Industrial or commercial professionals in areas ranging from marketing, finance, accountants, to academia, with interest in data mining are especially welcomed to take this course. This course provides you with insights and practical skills in understanding what clustering, association rule mining and anomaly detection can do for your organisation, and how to do them effectively. Course participants will have access to open source data mining tools with no-cost license.

Time

Three day course, six hours per day

Big Data Analytics TR-005

About the course

Big Data is a buzzword nowadays referring to both opportunities and challenges for analytics professionals who want to extract valuable insight from massive amount of data. With a new buffet of exciting modern applications and machine learning techniques recently emerged from ubiquitous computing, big data analytics play an important and central role in enabling analysis of datasets over a distributed file system called Hadoop Distributed File System (HDFS). HDFS is designed to support high throughput access to application data, therefore suitable for applications that generate very large data sets or continuous data stream. The volume, speed and variety of such big data are far greater than those that could be easily analysed in the past. New analytical algorithms are hence needed in HDFS and similar environments.

In this course the methodology and workflows for using Hadoop will be explained. Subsequent analytics including the latest machine learning algorithms and data stream mining methods will be introduced. The big data analytics will be shown via hands-on demonstrations and a series of exercises to be conducted in class. In particular, the course provides hands-on training for answering the following questions:

  • How big data analytic is done hands-on in Hadoop or similar big data environment
  • How Hadoop or other big data platform is setup and interfaced with different software components
  • How data stream mining is done from very large scale datasets in Hadoop environment or Scalable Advanced Massive Online Analysis (SAMOA) Massive Online Analysis (MOA) environment and others.

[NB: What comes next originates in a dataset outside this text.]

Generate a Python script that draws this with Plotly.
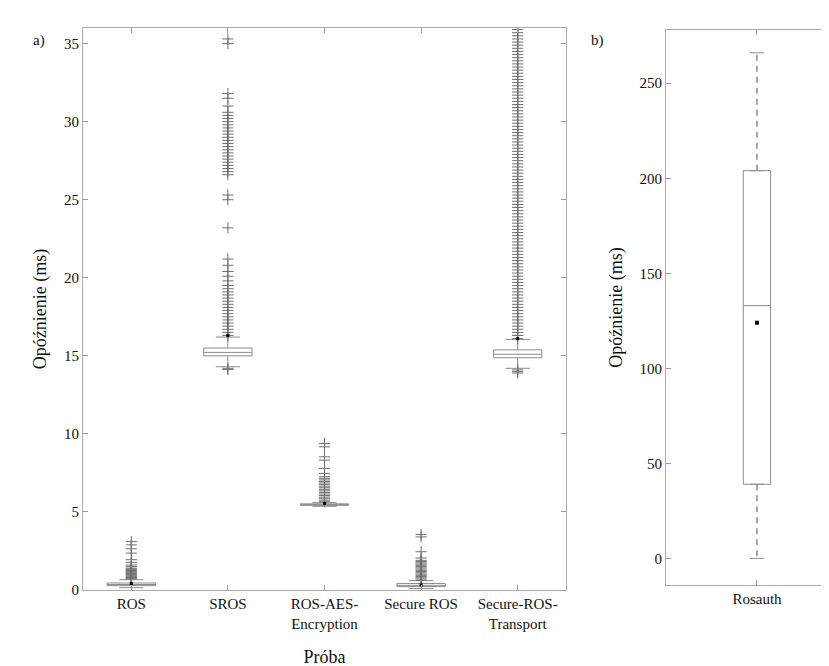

Who should take this course

Data analyst, data scientists and industrial professionals, or anybody with interest in big data and data mining who want to tackle challenges of analysing large data sets and want to explore about the distributed computing power of Hadoop and MOA environments. This course is suitable for those who need to deal with very large amount of high-speed and continuous data that come in un- or semi-structured format. Research students are encouraged to take this course too, as some novel data mining techniques published in SCI/E journals would be covered too. Course participants will have access to open source data mining tools with no-cost license.

Time

Three day course, six hours per day

About the speaker

Simon Fong graduated from La Trobe University, Australia, with a first class honours BEng Computer Systems degree and a PhD Computer Science degree in 1993 and 1998 respectively. Simon is now working as an Associate Professor at the Computer and Information Science Department of the University of Macau. He is a co-founder of the Data Analytics and Collaborative Computing Research Group in the Faculty of Science and Technology. Prior to his academic career, Simon took up various managerial and technical posts, such as systems engineer, IT consultant and e-commerce director in Australia and Asia. Dr Fong has published over 365 international conference and peer-reviewed journal papers, mostly in the areas of data mining, big data analytics, meta-heuristics optimisation algorithms, and their applications. He serves on the editorial boards of the Journal of Network and Computer Applications of Elsevier, IEEE IT Professional magazine, and various special issues of SCIE-indexed journals.